"National Sunday Law"

It has been decades since I encountered a Chick tract in the wild (I commuted to college by bus, and the zealots would leave them on the seats)

But this turd showed up (addressed to occupant) in my mailbox yesterday:

National Sunday Law I’m not sure what the bulk rate for sending out 94 page books would be, but it seems like somebody is investing a bit in this. But maybe they came to my door, saw this next to the doorbell and mailed me the book instead?

I couldn’t manage more than quick skim…it is a mixture of Seventh Day Adventest anti-Catholic & Dominionist ramblings stirred in with a large measure of anti-government conspiracy theories.

Since I didn’t actually read the thing, here is a TLDR take-away from amazon reviewer Labarum:

“Having read poor apologetical works by numerous groups, I had come across my share of illogical and at times illucid treatises. Yet National Sunday Law belongs in a class of its own - it may be to apologetics books what Plan 9 from Outer Space is to science fiction movies.”

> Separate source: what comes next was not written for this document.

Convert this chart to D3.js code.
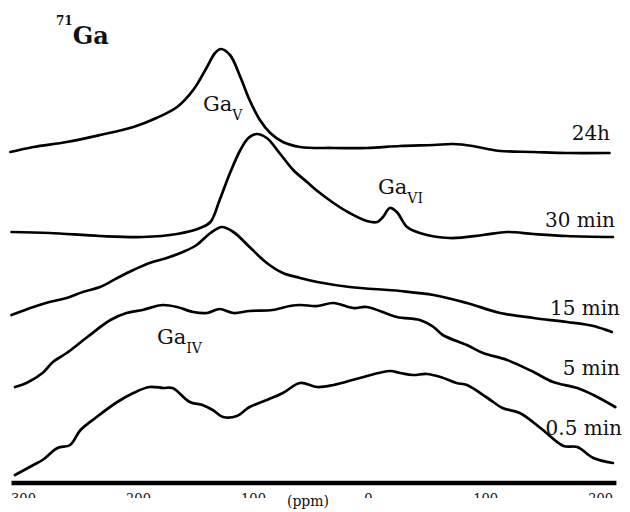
<!DOCTYPE html>
<html>
<head>
<meta charset="utf-8">
<script src="https://cdn.jsdelivr.net/npm/d3@7/dist/d3.min.js"></script>
<style>
  html, body { margin: 0; padding: 0; background: #fff; }
  svg { display: block; }
  text { font-family: "DejaVu Serif", "Liberation Serif", serif; fill: #111; }
</style>
</head>
<body>
<svg id="chart" width="630" height="512"></svg>
<script>
// 71Ga NMR spectra recorded at increasing reaction times (chemical shift in ppm, intensity in a.u.)
const ppm24h = [311, 291, 262, 233, 204, 184, 166, 152, 140, 133, 128, 120, 111, 103, 94, 85, 74, 59, 30, 1, -28, -57, -74, -91, -104, -115, -144, -173, -210];
const int24h = [1, 6, 11, 18, 26, 35, 46, 63, 86, 100, 104, 98, 76, 53, 33, 20, 11, 6, 5, 5, 7, 8, 9, 7, 4, 2, 1, 0, 0];

const ppm30min = [310, 277, 233, 196, 166, 146, 137, 129, 120, 111, 104, 97, 88, 77, 65, 53, 44, 30, 16, 1, -8, -13, -19, -25, -34, -45, -71, -100, -121, -144, -173, -213];
const int30min = [5, 4, 1, 0, 3, 9, 15, 37, 64, 87, 99, 103, 99, 84, 67, 55, 46, 34, 24, 16, 15, 20, 29, 25, 10, 4, -1, 2, 5, 3, 1, 0];

const ppm15min = [310, 291, 277, 262, 248, 233, 218, 204, 190, 175, 161, 149, 137, 127, 117, 103, 88, 74, 59, 44, 16, -28, -57, -86, -115, -144, -173, -196, -212];
const int15min = [17, 25, 30, 34, 40, 45, 54, 62, 69, 74, 80, 87, 99, 105, 100, 85, 69, 59, 54, 50, 45, 41, 37, 29, 19, 14, 10, 6, 0];

const ppm5min = [307, 297, 283, 274, 262, 244, 224, 210, 196, 184, 178, 166, 152, 140, 129, 117, 103, 83, 68, 59, 44, 30, 13, 1, -25, -45, -57, -65, -86, -100, -121, -144, -161, -182, -196, -215];
const int5min = [20, 24, 34, 45, 54, 70, 87, 94, 97, 101, 102, 100, 95, 94, 98, 94, 96, 97, 101, 102, 101, 104, 99, 100, 90, 87, 80, 72, 62, 54, 47, 35, 25, 19, 12, 0];

const ppm05min = [307, 291, 283, 270, 259, 250, 236, 218, 204, 190, 178, 170, 155, 144, 135, 126, 114, 103, 88, 74, 59, 44, 30, 7, -19, -28, -39, -51, -63, -77, -86, -104, -117, -132, -150, -170, -182, -196, -213];
const int05min = [-12, -2, 3, 15, 18, 33, 46, 61, 70, 76, 75, 75, 61, 58, 53, 46, 47, 56, 63, 70, 80, 76, 78, 85, 92, 90, 88, 89, 86, 80, 78, 65, 55, 50, 35, 17, 16, 5, 0];

// reaction-time labels and vertical stacking offsets (a.u.)
const timeLabels = ["24h", "30 min", "15 min", "5 min", "0.5 min"];
const stackOffsets = [330, 246, 151, 76, 20];

// axis ticks (ppm)
const tickValues = [300, 200, 100, 0, -100, -200];
const tickLabels = ["300", "200", "100", "0", "-100", "-200"];

const traces = [
  { ppm: ppm24h, intensity: int24h },
  { ppm: ppm30min, intensity: int30min },
  { ppm: ppm15min, intensity: int15min },
  { ppm: ppm5min, intensity: int5min },
  { ppm: ppm05min, intensity: int05min }
];

const svg = d3.select("#chart");
svg.append("rect").attr("width", 630).attr("height", 512).attr("fill", "#fff");

// chemical shift axis runs from high to low ppm
const x = d3.scaleLinear().domain([300, -200]).range([23, 598]);
const y = d3.scaleLinear().domain([0, 480]).range([483, 3]);

// spectra
traces.forEach((t, i) => {
  const pts = t.ppm.map((p, k) => [p, t.intensity[k] + stackOffsets[i]]);
  const line = d3.line()
    .x(d => x(d[0]))
    .y(d => y(d[1]))
    .curve(d3.curveCatmullRom.alpha(0.5));
  svg.append("path")
    .attr("d", line(pts))
    .attr("fill", "none")
    .attr("stroke", "#000")
    .attr("stroke-width", 2.7)
    .attr("stroke-linejoin", "round")
    .attr("stroke-linecap", "round");
});

// reaction-time labels at the right end of each spectrum
const labelPos = [
  { x: 610, y: 140 },
  { x: 615, y: 227 },
  { x: 620, y: 315 },
  { x: 620, y: 375 },
  { x: 622, y: 435 }
];
timeLabels.forEach((lab, i) => {
  svg.append("text")
    .attr("x", labelPos[i].x)
    .attr("y", labelPos[i].y)
    .attr("text-anchor", "end")
    .attr("font-size", 20)
    .text(lab);
});

// site assignments
function siteLabel(px, py, sub) {
  const t = svg.append("text").attr("x", px).attr("y", py).attr("font-size", 21);
  t.append("tspan").text("Ga");
  t.append("tspan").attr("dy", 9).attr("font-size", 14).text(sub);
}
siteLabel(203, 111, "V");
siteLabel(378, 194, "VI");
siteLabel(157, 344, "IV");

// nucleus label
const nuc = svg.append("text").attr("x", 56).attr("y", 44).attr("font-weight", "bold");
nuc.append("tspan").attr("font-size", 12).attr("dy", -19).text("71");
nuc.append("tspan").attr("font-size", 24).attr("dy", 19).text("Ga");

// x axis: heavy baseline
const axisY = 483;
svg.append("line")
  .attr("x1", x(310)).attr("x2", x(-216))
  .attr("y1", axisY).attr("y2", axisY)
  .attr("stroke", "#000").attr("stroke-width", 4.5);

// tick labels, only their upper part shows above the unit strip
svg.append("defs").append("clipPath").attr("id", "tickClip")
  .attr("clipPathUnits", "userSpaceOnUse")
  .append("rect").attr("x", 0).attr("y", 0).attr("width", 630).attr("height", 498);
const clipped = svg.append("g").attr("clip-path", "url(#tickClip)");
const axis = d3.axisBottom(x)
  .tickValues(tickValues)
  .tickSize(0)
  .tickPadding(0)
  .tickFormat((d, i) => tickLabels[i]);
const gAxis = clipped.append("g")
  .attr("transform", `translate(0,${axisY + 10})`)
  .call(axis);
gAxis.select(".domain").remove();
gAxis.selectAll("text")
  .attr("dy", "0.78em")
  .attr("font-size", 13)
  .attr("font-family", "DejaVu Serif, serif")
  .attr("fill", "#111");

svg.append("text")
  .attr("x", 308)
  .attr("y", 506)
  .attr("text-anchor", "middle")
  .attr("font-size", 14)
  .text("(ppm)");
</script>
</body>
</html>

I just may have to steel myself and dive in and see how crazy these folks are. Soooo hard to turn off the outrage meter since I quit drinking though.

It is a deep pool you are diving into, full of sharks and icebergs, to mix metaphors. There’s more crazy out there than you can imagine. To stay sober, I recommend you start drinking again.

I saw one in Denver International Airport at Christmas. It was resting on top of a urinal; maybe not the best place to put something you want strangers to pick up.

LOL, maybe someone left it in there after having been given it by someone else, to express his own opinion on the matter.

On top of a urinal? I admire his restraint.

Now, National Sundae Law - there’s something I could get behind…

So do the janitors, I’m sure. Putting it where the rest of the pure shit goes would make their job a lot harder.

It’s a Seventh-day Adventist book. The local church or some zealous member may have sent it out.

The SDA teaching is that keeping Sunday as the Sabbath is the “mark of the beast” foretold in Revelation 13, and that it will be the question of which day (Saturday, the true Sabbath of God or Sunday, the devil’s vile substitute) is the proper Sabbath that will separate true Christians from all others in the end time just before Christ returns. According to the prophecies of Ellen G. White, the late prophetess of Seventh-day Adventism, many nations will enforce Sunday-keeping laws and will persecute keepers of the true Sabbath. Ultimately, Christ will return and destroy the Sunday-keepers.

Yes, that’s the official doctrine of a well-known church with several million followers.

That is why I call myself an “areligionist” instead of an atheist. I am willing to accept there may be some all-in guiding purpose to the universe (albeit I haven’t seen much of it), but the idea of any religion, past, present, or future having a hammer lock on the ‘truth’ is something I refuse to accept. Evidence such as this only bolsters my opinion.

How old is it? I wonder if it’s the same one I found at my doctor’s office over a decade ago.

I’d tell you what I remember was in that one, but I’m sure the teachings are the same. The Catholic Church is the Antichrist, proven by saying the number of years of something Catholic related was the same as the number of days in 3.5 years from the booknof Daniel, I think.

I was into reading about various eschatologies back then, and this was something new.

Probably. I’m pretty sure I’ve seen that same book circulating since at least the 1970s.

I’m a practicing Catholic and I have fellow Catholic friends who would like to get a copy of “What happens when your child marries a Catholic” that I remember in the pamphlet rack in a Baptist church from the 50’s.

Anybody ever see one of those? I think all the women are supposed to become nuns but I was about 8, so the idea that “they are spawn of the devil” comes from somewhere else.